6. I entirely agree. I confess that I have throughout this case found it extremely difficult to understand what is the alleged cause of action. But it seems that two points stood out. The first was that this was an assignment of a contract and as such, it having been held to be void, the defendant was bound under Section 65, Contract Act, to restore any advantage which she had received or to compensate the other contracting party. My learned brother has dealt fully with the question of what it was that the plaintiff's grandmother purported to assign. He has also pointed out that it has never been alleged in this case 'that any contract was assigned at all. There never was any contract between the householders and the plaintiff's grandmother by which the plaintiff's grandmother contracted with the house-holders to supply scavengers for their houses. The suit is entirely based on the supposition that the plaintiff's family had some sort of vague hereditary right to do the scavenging work in the 16th division of Madras.

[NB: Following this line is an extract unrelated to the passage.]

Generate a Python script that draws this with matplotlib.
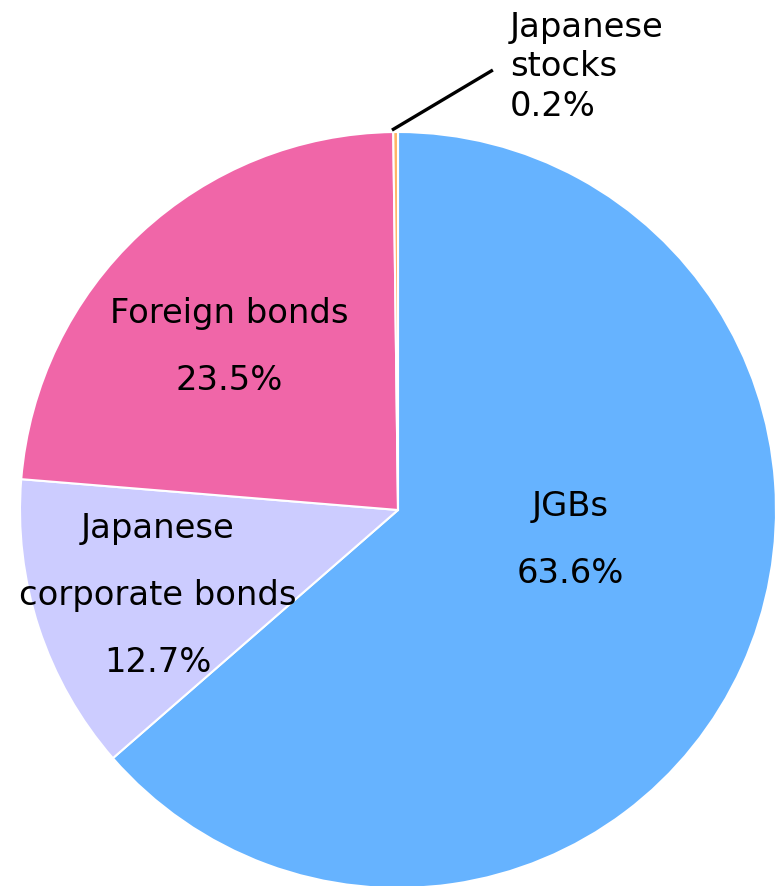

That being so, no question arises under Section 65, because the money which was received by the defendant was never the money of the plaintiff at all but was money which she received from the house-holders in her turn as a payment by the house-holder to her for providing scavengers. It has already been dealt with by my learned brother and I only desire to express added agreement on this particular point. I am glad further also to add my agreement with the observations that have been made with regard to the nature of the scavenging agreement as conceived by the plaintiff in this case. They amount to nothing else except a trafficking not only in labour in this city but also in the rights of third parties (the house-holders) to employ what scavengers they pleased. It is inevitable that, if this sort of notion was encouraged by the Courts, people will never dare to make their own arrangements for fear of boycotts or even worse action by people who arrogate to themselves the rights which the plaintiff, I consider, has arrogated in this case. I agree that this appeal should be dismissed.